Question

Determine the value(s) of \(a\) such that \(\left\{ {\left( {\begin{aligned}{*{20}{c}}1\\a\end{aligned}} \right),\left( {\begin{aligned}{*{20}{c}}a\\{a + 2}\end{aligned}} \right)} \right\}\) is linearly independent.

Short answer

The vectors are linearly independent for all values of \(a\), except \(a = 2\) and \(a = - 1\).

Step-by-step solution

Write the vector in the augmented matrix form

Write the vector in the augmented matrix form.
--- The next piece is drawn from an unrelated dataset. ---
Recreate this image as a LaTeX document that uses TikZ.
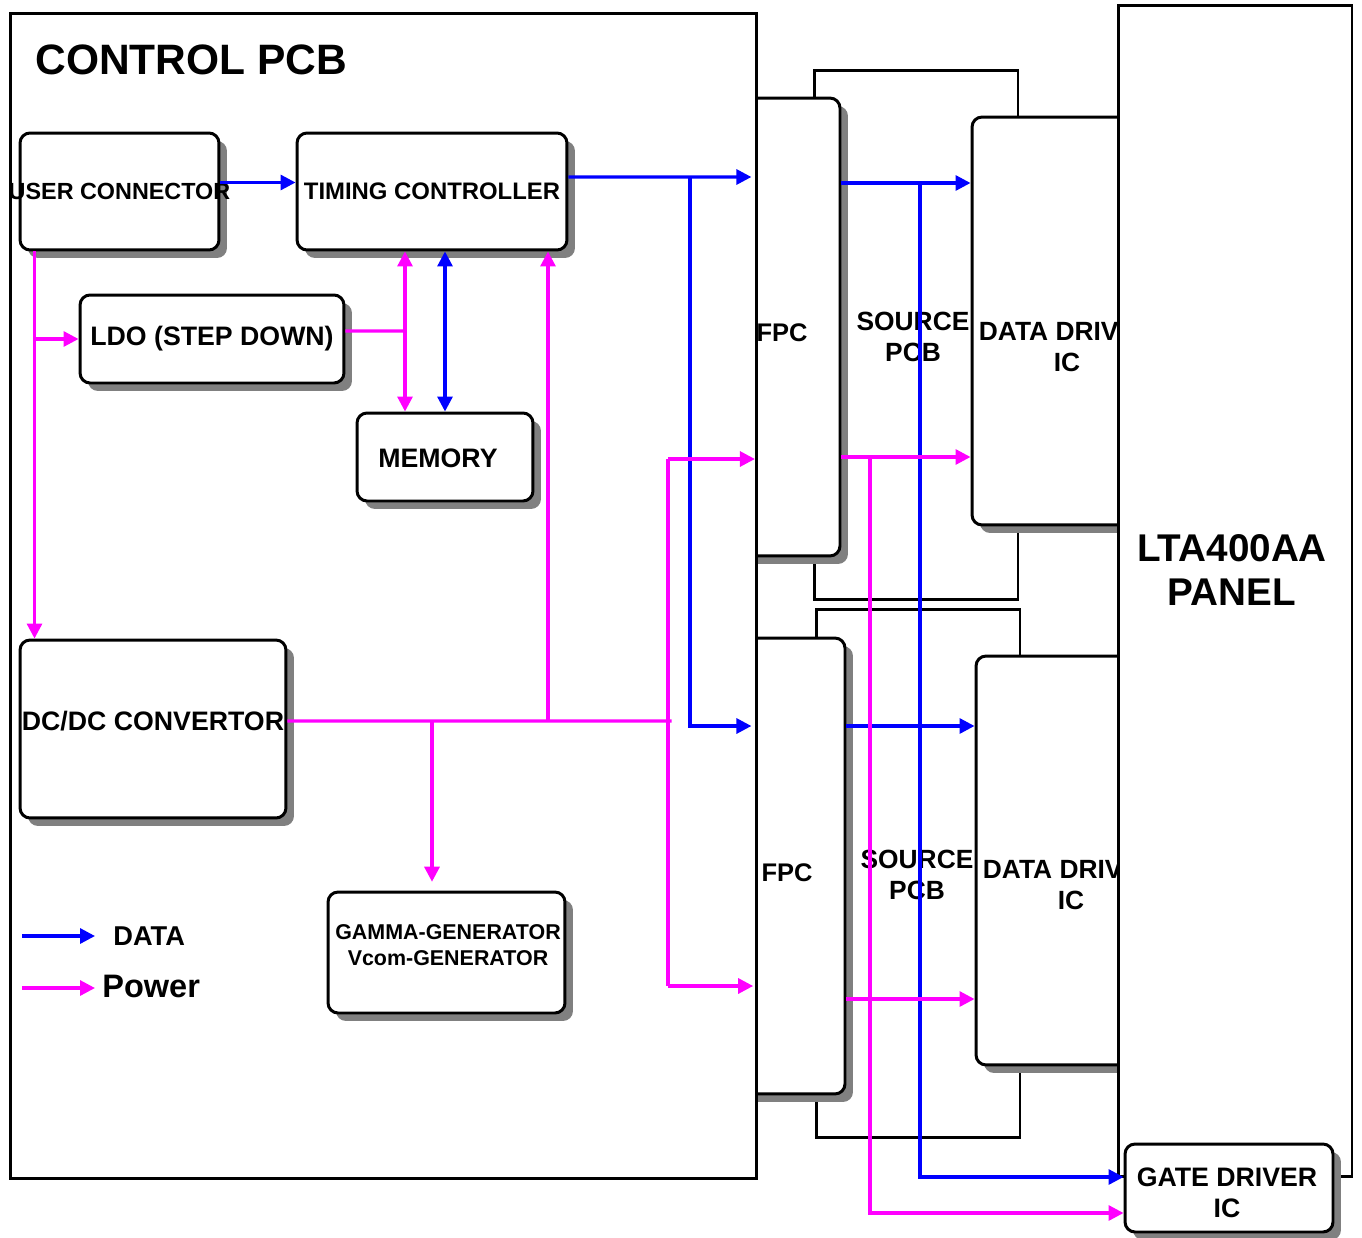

\(\begin{aligned}{l}{x_1}{{\mathop{\rm v}\nolimits} _1} + {x_2}{{\mathop{\rm v}\nolimits} _2} = {{\mathop{\rm v}\nolimits} _3}\\{x_1}\left( {\begin{aligned}{*{20}{c}}1\\a\end{aligned}} \right) + {x_2}\left( {\begin{aligned}{*{20}{c}}a\\{a + 2}\end{aligned}} \right) = \left( {\begin{aligned}{*{20}{c}}0\\0\end{aligned}} \right)\,....\left( * \right)\\\left( {\begin{aligned}{*{20}{c}}1&a&0\\a&{a + 2}&0\end{aligned}} \right)\end{aligned}\)

Apply the row operation

At row two, multiply row one by \(a\) and subtract it from row two.

\(\begin{aligned}{l}\left( {\begin{aligned}{*{20}{c}}1&a&0\\0&{a + 2 - {a^2}}&0\end{aligned}} \right)\\\left( {\begin{aligned}{*{20}{c}}1&a&0\\0&{\left( {2 - a} \right)\left( {1 + a} \right)}&0\end{aligned}} \right)\end{aligned}\)

Determine the value of \(a\) 

The columns of matrix \(A\) arelinearly independentif and only if the equation \(Ax = 0\) has only a trivial solution.

There is a non-trivial solution for equation (*) if and only if \(\left( {2 - a} \right)\left( {1 + a} \right) = 0\).

Thus, the vectors are linearly independent for all values of \(a\), except \(a = 2\) and \(a = - 1\).